The New York Islanders power-play closed out the month of January on a 2/18 run that helped contribute to a five-game losing streak. In two games since we turned the calendar to February, the team has had two man-advantage opportunities, and scored once, on February 6 versus Pittsburgh.

Back in mid-January, I wrote an analysis piece based off the writing of Shawn Ferris, who talked about the flaws of modern NHL power-plays. In particular, Ferris spoke about the 1-3-1, or umbrella, the NHL’s widely-adopted power-play formation, and its inherent shortcomings.

Most interesting to me was his take on the future of NHL power-plays, in which he doesn’t see the role of the bumper surviving. Armed with Shawn’s insights, my analysis focused on the Islanders in the 1-3-1, and why the formation may have been handcuffing them.
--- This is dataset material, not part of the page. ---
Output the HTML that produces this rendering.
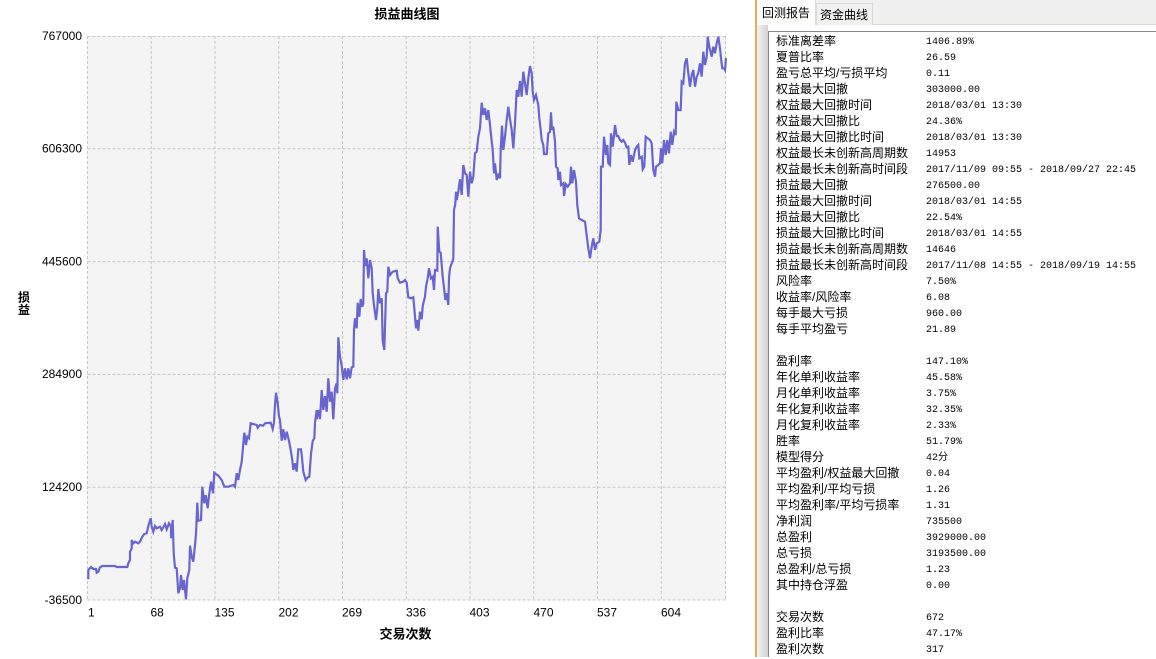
<!DOCTYPE html>
<html>
<head>
<meta charset="utf-8">
<style>
  html,body{margin:0;padding:0;}
  body{width:1156px;height:657px;position:relative;overflow:hidden;background:#fff;font-family:"Liberation Sans","Noto Sans CJK SC",sans-serif;}
  .abs{position:absolute;}
  .rows{position:absolute;left:776px;top:33px;font-size:12px;color:#000;}
  .row{height:16px;line-height:16px;position:relative;white-space:nowrap;}
  .row .l{position:absolute;left:0;top:0;font-family:"Liberation Sans","Noto Sans CJK SC",sans-serif;font-size:12px;line-height:16px;}
  .row .v{position:absolute;left:150px;top:2px;font-family:"Liberation Mono","Noto Sans CJK SC",monospace;font-size:10px;line-height:16px;}
</style>
</head>
<body>
<svg class="abs" style="left:0;top:0" width="755" height="657" viewBox="0 0 755 657">
  <rect x="0" y="0" width="755" height="657" fill="#fff"/>
  <rect x="87.5" y="36" width="638.5" height="564" fill="#f4f4f4"/>
  <g stroke="#c6c6c6" stroke-width="1" stroke-dasharray="3,2" fill="none">
    <line x1="87.5" y1="36.5" x2="726" y2="36.5"/>
    <line x1="87.5" y1="148.8" x2="726" y2="148.8"/>
    <line x1="87.5" y1="261.6" x2="726" y2="261.6"/>
    <line x1="87.5" y1="374.4" x2="726" y2="374.4"/>
    <line x1="87.5" y1="487.2" x2="726" y2="487.2"/>
    <line x1="87.5" y1="600" x2="726" y2="600"/>
    <line x1="87.5" y1="36" x2="87.5" y2="600"/>
    <line x1="151.25" y1="36" x2="151.25" y2="600"/>
    <line x1="215" y1="36" x2="215" y2="600"/>
    <line x1="278.75" y1="36" x2="278.75" y2="600"/>
    <line x1="342.5" y1="36" x2="342.5" y2="600"/>
    <line x1="406.25" y1="36" x2="406.25" y2="600"/>
    <line x1="470" y1="36" x2="470" y2="600"/>
    <line x1="533.75" y1="36" x2="533.75" y2="600"/>
    <line x1="597.5" y1="36" x2="597.5" y2="600"/>
    <line x1="661.25" y1="36" x2="661.25" y2="600"/>
    <line x1="725.5" y1="36" x2="725.5" y2="600"/>
  </g>
  <polyline fill="none" stroke="#6965cf" stroke-width="2.2" stroke-linejoin="miter" points="
88.3,579.3 88.3,570 91,567 93.3,569 96,569 96.7,572.7 98.3,571.7 100,567.3 102.3,566 115,566 116.7,567 127.3,567 128.3,563.3 130,560 130,551.7 131.7,548.3 131.7,540 133.3,543.3 135,541.7 138.3,543.3 140,541.7 142.3,536.7 144.3,534 146.7,533.3 148.3,526 150.7,518.3 151.7,526.7 153.3,531.7 155,526 156.7,528.3 160,526.7 161.7,530 165,524 166.7,529.3 169,523.3 171,526.7 171,538.3 172.7,520 173.7,553.3 175,567.7 176.7,568.3 178.3,593.3 180,588.3 181,575 182.7,590 184,580 185,590 186,599.3 187.3,578.3 189.3,570 190,545.7 191.7,556.7 193.3,561.7 195,545 196,534 197.3,502.7 198.3,520.7 201,520 202.3,486.7 204.3,503.3 205.7,495 207.7,508.3 209,495.7 211,481.7 213,493.3 214.3,472.7 216,474 218.3,475.7 221.7,480 224.3,486.7 228.3,486.7 233.3,485 235,486.7 236.7,473.3 238.3,480 240,470 241.7,461.7 244.3,432.7 246,445 247.3,436.7 249,438.3 250.7,423.3 256.7,425 257.7,427.7 260,425 263.3,425.7 265,423.3 270.7,422.7 272.7,429 274,422.7 275,405 276,392.7 277.7,403.3 279,416.7 280,420 281.7,440.7 283.3,429.3 285,440 286.7,431.7 289,441 290.7,450 292.3,460 293.3,470 295,463.3 296.7,471.7 298.3,449.3 301,449.3 301.7,455 303.3,471.7 305.7,480 307.7,477.3 309.3,476.7 311,454 312.7,441 314.3,438.3 315,422.7 316.7,410
316.7,419.3 318.3,410 320,419 321.7,390 323.3,410 325,396 326.7,411.7 328.3,378.3 330,401.7 331.7,391.7 333.3,419.3 335,388.3 336.7,383.3 337.3,393.3 338.3,337.3 340,356.7 341.7,366 343.3,380 345,368.3 346.7,379.3 348.3,368.3 350,378.3 351.7,367.3 353.3,366.7 354,329.3 355,318.3 356.7,328.3 357.7,302.7 359.3,316.7 360.7,299 362.3,306.7 363.3,303.3 364,250 365.3,266 366.7,258.3 368.3,278.3 370,260 371.7,268.3 372.7,293.3 374,305 376,320 377.3,308.3 378.3,289 380,303.3 381.7,298.3 382.7,340.7 384.3,350 386,293.3 387.3,291.7 388.3,266.7 390,275 392.7,271.7 396.7,270.7 397.7,278.3 400,282.7 403.3,281.7 405,280 406.7,282.7 408.3,297.3 411,298.3 413.3,297.3 414.3,308.3 416,328.3 417.3,320 418.3,330.7 420,311.7 421.7,319.3 422.7,306 425,296.7 426,286.7 427.7,278.3 429,268.3 431,278.3 432.7,276.7 434,290 435,270 437.3,270.7 437.7,226.7 439.3,251.7 440.7,252.7 441.7,265 442.7,276.7 444.3,290 445.3,300 446.7,293.3 448.3,305 449,278.3 450,268.3 451.7,263.3 453.3,259.3 454,210 455.3,204 456,191.7 456.7,200 458.3,191.7 460,179.3 461.7,195 463.3,165 465,173.3 466.7,175 468.3,196.7 470,171.7 471.7,183.3 473.3,176.7 475,153.3 476.7,151.7 478.3,136.7 480,128.3 481.7,102.7 483.3,115 485,108.3 486.7,120 488.3,110 490,125 491,135 492.7,150 494,173.3 495,163.3 496.7,180 498.3,175 500,178.3 500.7,150 502,125.7 503.3,150 505,136.7 506.7,120 508.3,106.7 510,119.3 511.7,130 513.3,148.3 515,123.3 516.7,90 518.3,96.7 520,81 521.7,96.7 523.3,71.7 525,83.3 526.7,95 528.3,78.3 530,66 531.7,73.3 532.7,91.7 534,100 536,95 538.3,105 539.3,118.3
540.7,130 541.7,140 543.3,145 544,154 546.7,154 548.3,133.3 550,131.7 551,112.3 552,130 553.3,126.7 555,141.7 556,166.7 557.7,168.3 558.3,180 560,171.7 561,185 563.3,183.3 564,196 565.7,184 567.7,186.7 570,183.3 571,166.7 572.3,183.3 574,170 576,181.7 577.3,205 579,218.3 581.7,220 585,221.7 586,230 588.3,248.3 590,258.3 591.7,246.7 593.3,238.3 595,250 596.7,243.3 599.3,241.7 600.7,230 601,166.7 602.7,166.7 604,136.7 606,155 607.3,145 608.3,163.3 610,165 611,133.3 612.7,146.7 614,135 615,125 616.7,136 618.3,136 620,140 621.7,141.7 623.3,140 625,142.7 626.7,147.3 628.3,146.7 629.3,165 631,155 632.7,161.7 635,150 636.7,146.7 638.3,145 639.3,158.3 641.7,156.7 642.7,169.3 644.3,166.7 645.7,136.7 647.7,138.3 650,140 651.7,143.3 653.3,170 655,176.7 656,166.7 658.3,165 660,163.3 661,148.3 662.3,163.3 664,140 665.7,155 667.3,140 669,153.3 670.7,131.7 672.3,145 674,131.7 675.7,135 676.3,101.7 678.3,110 680.7,110 681.7,81.7 683.3,83.3 685,63.3 686.7,58.3 688.3,73.3 690,86.7 691.7,75 693.3,70 695,86.7 696.7,76.7 698.3,73.3 700,63.3 701.7,76.7 703.3,51.7 705,65 706.7,56.7 707.7,36.7 709.3,46.7 711.7,56.7 713.3,46.7 715,53.3 716.7,43.3 718.3,36.7 720,48.3 721,58.3 722.3,68.3 724,68.3 725,70 726,58"/>
  <g font-family="Liberation Sans, sans-serif" font-size="12" fill="#000" text-anchor="end" dominant-baseline="central">
    <text x="82" y="36">767000</text>
    <text x="82" y="148.5">606300</text>
    <text x="82" y="261.3">445600</text>
    <text x="82" y="374">284900</text>
    <text x="82" y="487">124200</text>
    <text x="82" y="600">-36500</text>
  </g>
  <g font-family="Liberation Sans, sans-serif" font-size="12" fill="#000" text-anchor="start">
    <text x="88" y="616.3">1</text>
    <text x="150.5" y="616.3">68</text>
    <text x="214.5" y="616.3">135</text>
    <text x="278.5" y="616.3">202</text>
    <text x="342" y="616.3">269</text>
    <text x="406" y="616.3">336</text>
    <text x="469.5" y="616.3">403</text>
    <text x="533.5" y="616.3">470</text>
    <text x="597" y="616.3">537</text>
    <text x="661" y="616.3">604</text>
  </g>
  <g font-family="Noto Sans CJK SC, sans-serif" font-weight="bold" fill="#000" text-anchor="middle" dominant-baseline="central">
    <text x="407" y="13" font-size="13">损益曲线图</text>
    <text x="405.5" y="633" font-size="13">交易次数</text>
    <text x="24" y="297" font-size="12">损</text>
    <text x="24" y="309.5" font-size="12">益</text>
  </g>
</svg>

<!-- right panel -->
<div class="abs" style="left:755px;top:0;width:2px;height:657px;background:#e3ad58;"></div>
<div class="abs" style="left:757px;top:0;width:399px;height:24px;background:#f0f0f0;"></div>
<div class="abs" style="left:757px;top:24px;width:399px;height:1px;background:#d9d9d9;"></div>
<div class="abs" style="left:757px;top:25px;width:399px;height:6px;background:#fff;"></div>
<div class="abs" style="left:757px;top:25px;width:11px;height:632px;background:linear-gradient(to right,#f3f3f3,#d2d2d2);"></div>
<div class="abs" style="left:757px;top:0;width:58px;height:25px;background:#fcfcfc;border-right:1px solid #d9d9d9;"></div>
<div class="abs" style="left:762px;top:5px;font-size:12px;line-height:16px;color:#000;">回测报告</div>
<div class="abs" style="left:816px;top:3px;width:55px;height:21px;background:#f0f0f0;border:1px solid #d9d9d9;border-bottom:none;"></div>
<div class="abs" style="left:820px;top:7px;font-size:12px;line-height:16px;color:#000;">资金曲线</div>
<div class="abs" style="left:768px;top:31px;width:388px;height:626px;background:#fff;border-left:1px solid #828790;border-top:1px solid #828790;box-sizing:border-box;"></div>

<div class="rows">
  <div class="row"><span class="l">标准离差率</span><span class="v">1406.89%</span></div>
  <div class="row"><span class="l">夏普比率</span><span class="v">26.59</span></div>
  <div class="row"><span class="l">盈亏总平均/亏损平均</span><span class="v">0.11</span></div>
  <div class="row"><span class="l">权益最大回撤</span><span class="v">303000.00</span></div>
  <div class="row"><span class="l">权益最大回撤时间</span><span class="v">2018/03/01 13:30</span></div>
  <div class="row"><span class="l">权益最大回撤比</span><span class="v">24.36%</span></div>
  <div class="row"><span class="l">权益最大回撤比时间</span><span class="v">2018/03/01 13:30</span></div>
  <div class="row"><span class="l">权益最长未创新高周期数</span><span class="v">14953</span></div>
  <div class="row"><span class="l">权益最长未创新高时间段</span><span class="v">2017/11/09 09:55 - 2018/09/27 22:45</span></div>
  <div class="row"><span class="l">损益最大回撤</span><span class="v">276500.00</span></div>
  <div class="row"><span class="l">损益最大回撤时间</span><span class="v">2018/03/01 14:55</span></div>
  <div class="row"><span class="l">损益最大回撤比</span><span class="v">22.54%</span></div>
  <div class="row"><span class="l">损益最大回撤比时间</span><span class="v">2018/03/01 14:55</span></div>
  <div class="row"><span class="l">损益最长未创新高周期数</span><span class="v">14646</span></div>
  <div class="row"><span class="l">损益最长未创新高时间段</span><span class="v">2017/11/08 14:55 - 2018/09/19 14:55</span></div>
  <div class="row"><span class="l">风险率</span><span class="v">7.50%</span></div>
  <div class="row"><span class="l">收益率/风险率</span><span class="v">6.08</span></div>
  <div class="row"><span class="l">每手最大亏损</span><span class="v">960.00</span></div>
  <div class="row"><span class="l">每手平均盈亏</span><span class="v">21.89</span></div>
  <div class="row"></div>
  <div class="row"><span class="l">盈利率</span><span class="v">147.10%</span></div>
  <div class="row"><span class="l">年化单利收益率</span><span class="v">45.58%</span></div>
  <div class="row"><span class="l">月化单利收益率</span><span class="v">3.75%</span></div>
  <div class="row"><span class="l">年化复利收益率</span><span class="v">32.35%</span></div>
  <div class="row"><span class="l">月化复利收益率</span><span class="v">2.33%</span></div>
  <div class="row"><span class="l">胜率</span><span class="v">51.79%</span></div>
  <div class="row"><span class="l">模型得分</span><span class="v">42分</span></div>
  <div class="row"><span class="l">平均盈利/权益最大回撤</span><span class="v">0.04</span></div>
  <div class="row"><span class="l">平均盈利/平均亏损</span><span class="v">1.26</span></div>
  <div class="row"><span class="l">平均盈利率/平均亏损率</span><span class="v">1.31</span></div>
  <div class="row"><span class="l">净利润</span><span class="v">735500</span></div>
  <div class="row"><span class="l">总盈利</span><span class="v">3929000.00</span></div>
  <div class="row"><span class="l">总亏损</span><span class="v">3193500.00</span></div>
  <div class="row"><span class="l">总盈利/总亏损</span><span class="v">1.23</span></div>
  <div class="row"><span class="l">其中持仓浮盈</span><span class="v">0.00</span></div>
  <div class="row"></div>
  <div class="row"><span class="l">交易次数</span><span class="v">672</span></div>
  <div class="row"><span class="l">盈利比率</span><span class="v">47.17%</span></div>
  <div class="row"><span class="l">盈利次数</span><span class="v">317</span></div>
</div>
</body>
</html>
In the two games since February began we’ve seen some different looks from the Islanders power-play, particularly the top unit, which scored Saturday’s late game-winner over the Penguins. I went back and re-watched that unit operate, and saw some familiar looks from Shawn’s article.

New York Islanders power-play abandoned the bumper

If you go back and watch the Islanders power-play in action on Saturday night, likely the first thing you’ll notice is how much looser the formation is. Gone from the top unit is that traditional bumper role which once made the structure of the formation so rigid.

Saturday, as Shawn succinctly pointed out, the Islanders lined up with two players low, two high, and Mat Barzal moving himself to wherever he saw fit, almost like a 19th-century rover.

Using his strong skating, passing, and hockey IQ, Barzal drifted into all different parts of the Penguins zone. I went back and tracked every pass made on Saturday’s :59 of 5v4 time for New York. In total, Barzal touched the puck six times, or 23% of all Islanders touches, and in four different locations in the offensive zone, more than any other Islander.

Using this freedom, the Islanders no. 13 created new passing lanes and shooting options for his team.

More than once he created an option for a teammate who was pressured by nearby Penguins defenders. Had Barzal not been available for a pass, these situations could’ve become turnovers, potentially causing a clearance for the Penguins and a reset for the Islanders, as it did on Monday’s game at the Rangers.

We’ve all seen how poorly the Islanders enter the offensive zone at 5v4, so minimizing the number of times that has to happen is crucial to this unit’s success. Unsurprisingly, the top unit didn’t have to execute a single controlled zone entry on Saturday’s power-play.

Interestingly, Barzal occupied the bumper’s spot only once throughout the entire :59 of 5v4 time, and he didn’t get a touch from it. This is fascinating because Jordan Eberle, playing the right side at the top of the umbrella, touched the puck seven times, more than any other Islander.

This means that seven times the puck was on Barzal’s shooting side, and he only opted to create that shooting option from the bumper once.

Rather, Barzal seemed to prefer to shade to the far-side post each time Eberle received a pass at the right circle, opening a passing option behind the net. Or he would drift toward Eberle and into his right-side corner, creating a passing option with a built-in carrying lane behind the net, which he used more than once.

Based on what I saw, the Islanders top unit appears to be embracing a different, bumper-less formation. On Monday against the Rangers, the top unit only saw around 25 seconds of O-zone possession, but in that time Barzal again was operating wherever he felt needed.

He briefly occupied the high-slot, the rover’s typical location, before abandoning it to create a new passing option for Noah Dobson.

The top unit didn’t see the same degree of success on Monday as it did Saturday. But time and repetition will only help this unit become more accustomed to a bumper-less formation, and that could help to alleviate some of their woes at 5v4. At the very least, it appears Jim Hiller has them trying it out.